В доме с предыдущего вечера хозяйничала повитуха. Она изгнала из спальни мужчин и детей и отдавала распоряжения служанке. Когда родился ребенок, повитуха велела позвать Хармена и предъявила ему мальчика подле улыбающейся Нелтье. Хармен искал по всему дому свою шелковую шляпу с пером – шляпу отцовства. Наконец он водрузил ее себе на голову и позволил войти гостям – родне со всего города, которую дети и соседи уже известили о новорожденном. Хармен сказал: не забудьте о детях моей сестры Маритье!

Гости все шли и шли целый день. Дом сиял чистотой. Ни пылинки на большом столе, покрытом сукном, на стульях темного дерева. Окна оставались открытыми. Поглазев на новорожденного, обсудив, на кого он похож, заговаривали о погоде, о жаре, о грозе, которая вот-вот могла разразиться. Первый день прошел быстро.

На следующий день ребенка торжественно понесли в церковь Святого Петра, Синт-Питерскерк, – крестить. Вся семья в праздничных нарядах: Хармен и Нелтье, затем, по порядку, Геррит, Адриан, Корнелис, Виллем – четыре сына, Махтельд, дочка, и младенец в платьице с кружевом. Погода стояла прекрасная. По дороге кланялись знакомым. Члены семьи, оставшиеся католиками, не были допущены на церемонию. Перед Богом и людьми ребенок получил имя Рембрандт – исключительное имя. Нелтье объясняла, что это имя она выбрала в память одной своей прабабушки, Ремеджии, которую особенно чтили в ее семье.

Потом вернулись домой, а неделю спустя, 24 июля, устроили праздник. Хармен вновь надел свою шляпу с пером, ребенка снова нарядили в красивое платьице и опять позвали повитуху. Она и представила Рембрандта родственникам, друзьям, соседям.
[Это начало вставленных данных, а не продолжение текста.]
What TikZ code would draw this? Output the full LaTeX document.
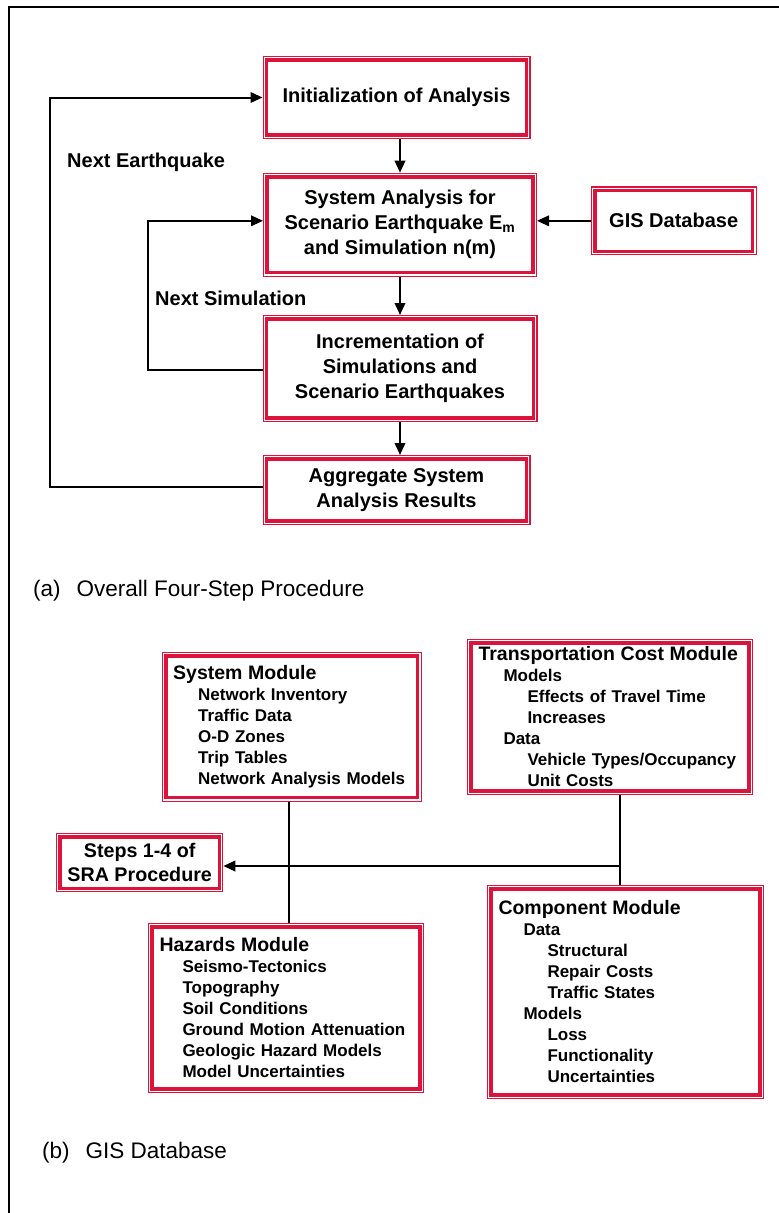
\documentclass[tikz,border=0pt]{standalone}
\usepackage{fontspec}
\setmainfont{Liberation Sans}
\usetikzlibrary{arrows.meta}
\definecolor{boxred}{RGB}{220,20,60}
\tikzset{
  rbox/.style={draw=boxred, line width=1.2pt, double=white, double distance=1.2pt,
    fill=white, outer sep=1.8pt, inner sep=0pt,
    path picture={\draw[boxred, line width=8pt] (path picture bounding box.south west) rectangle (path picture bounding box.north east);}},
  flowtxt/.style={align=center, font=\bfseries\fontsize{20}{25}\selectfont},
  stepstxt/.style={align=center, font=\bfseries\fontsize{19.7}{23.5}\selectfont},
  modtxt/.style={align=left, inner xsep=9.7pt, font=\bfseries\fontsize{17}{21}\selectfont},
  arr/.style={line width=2pt, -{Triangle[length=12pt,width=10.5pt]}},
  ln/.style={line width=2pt},
  lbl/.style={font=\bfseries\fontsize{20}{22}\selectfont, inner sep=0pt, anchor=base west},
  captxt/.style={font=\fontsize{22.5}{25}\selectfont, inner sep=0pt, anchor=base west}
}
\newcommand{\hdr}[1]{{\fontsize{19.5}{21}\selectfont\mbox{#1}}}
\begin{document}
\begin{tikzpicture}[x=1pt,y=-1pt]
\useasboundingbox (0,0) rectangle (779,1213);
\draw[line width=2pt] (9,1213) -- (9,7) -- (779,7);

% (a) flow chart
\node[rbox, flowtxt, minimum width=264.4pt, minimum height=79.4pt] (init) at (396.5,97.5) {Initialization of Analysis};
\node[rbox, flowtxt, minimum width=270.4pt, minimum height=100.4pt] (sys) at (400,224.7) {System Analysis for\\Scenario Earthquake E\textsubscript{m}\\and Simulation n(m)};
\node[rbox, flowtxt, minimum width=162.4pt, minimum height=65.4pt] (gis) at (673.7,220.8) {GIS Database};
\node[rbox, flowtxt, minimum width=271.4pt, minimum height=103.4pt] (incr) at (400,368.5) {Incrementation of\\Simulations and\\Scenario Earthquakes};
\node[rbox, flowtxt, minimum width=264.4pt, minimum height=66.4pt] (aggr) at (396.5,490) {Aggregate System\\Analysis Results};

\coordinate (le) at (50,487);
\coordinate (ls) at (148,370);

\draw[arr] (sys.north |- init.south) -- (sys.north);
\draw[arr] (sys.south) -- (incr.north);
\draw[arr] (incr.south) -- (incr.south |- aggr.north);
\draw[arr] (gis.west) -- (gis.west -| sys.east);
\draw[arr] (incr.west |- ls) -- (ls) -- (ls |- gis.west) -- (gis.west -| sys.west);
\draw[arr] (aggr.west |- le) -- (le) -- (le |- init.west) -- (init.west);

\node[lbl] (ne) at (67,167) {Next Earthquake};
\node[lbl] (ns) at (155,305) {Next Simulation};
\node[captxt] (capa) at (33,596.7) {(a)\hspace{16pt}Overall Four-Step Procedure};

% (b) GIS database
\node[rbox, modtxt, text width=237pt, minimum height=146.4pt] (sysmod) at (291.7,726.8) {\hdr{System Module}\\
\hspace*{25pt}Network Inventory\\
\hspace*{25pt}Traffic Data\\
\hspace*{25pt}O-D Zones\\
\hspace*{25pt}Trip Tables\\
\hspace*{25pt}Network Analysis Models};

\node[rbox, modtxt, text width=263pt, minimum height=152.4pt] (transp) at (610,717) {\hdr{Transportation Cost Module}\\
\hspace*{25pt}Models\\
\hspace*{49pt}Effects of Travel Time\\
\hspace*{49pt}Increases\\
\hspace*{25pt}Data\\
\hspace*{49pt}Vehicle Types/Occupancy\\
\hspace*{49pt}Unit Costs};

\node[rbox, stepstxt, minimum width=163.7pt, minimum height=56pt] (steps) at (139.7,862.5) {Steps 1-4 of\\SRA Procedure};

\node[rbox, modtxt, text width=253pt, minimum height=166.4pt] (haz) at (286,1008) {\hdr{Hazards Module}\\
\hspace*{23pt}Seismo-Tectonics\\
\hspace*{23pt}Topography\\
\hspace*{23pt}Soil Conditions\\
\hspace*{23pt}Ground Motion Attenuation\\
\hspace*{23pt}Geologic Hazard Models\\
\hspace*{23pt}Model Uncertainties};

\node[rbox, modtxt, text width=254pt, minimum height=210.4pt] (comp) at (625.5,992) {\hdr{Component Module}\\
\hspace*{25pt}Data\\
\hspace*{49pt}Structural\\
\hspace*{49pt}Repair Costs\\
\hspace*{49pt}Traffic States\\
\hspace*{25pt}Models\\
\hspace*{49pt}Loss\\
\hspace*{49pt}Functionality\\
\hspace*{49pt}Uncertainties};

\coordinate (j1) at (289,866);
\coordinate (j2) at (620,866);
\draw[ln] (sysmod.south -| j1) -- (haz.north -| j1);
\draw[ln] (transp.south -| j2) -- (comp.north -| j2);
\draw[arr] (j2) -- (j2 -| steps.east);

\node[captxt] (capb) at (42,1158) {(b)\hspace{16pt}GIS Database};
\end{tikzpicture}
\end{document}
В тот день пировали на славу. Подавали вино, пиво, водку. Столы были уставлены оловянными кувшинами, бокалами, тарелками, блюдами, кружками, стаканами. Были фрукты, варенья, пироги с сыром, рыбой, мясом, марципаны, печенья с цукатами, анисом, вишней и пряники. Достали глиняные трубки, раскрыли табакерки. В открытые окна дома валил дым. Сколько колечек! От расположенного поблизости канала, как это обычно бывает летом, доносился гнилостный запах.

Маленький Рембрандт, как все груднички, рос обложенным кожей во избежание ударов и затянутым в корсет, чтобы спинка была пряменькой. Он перемещался в специальном стульчике на колесиках, учился ходить, подхваченный под мышки ремнем, и носил платьица вплоть до достижения сознательного возраста, когда его вдруг одели как мужчину – в точности как отца.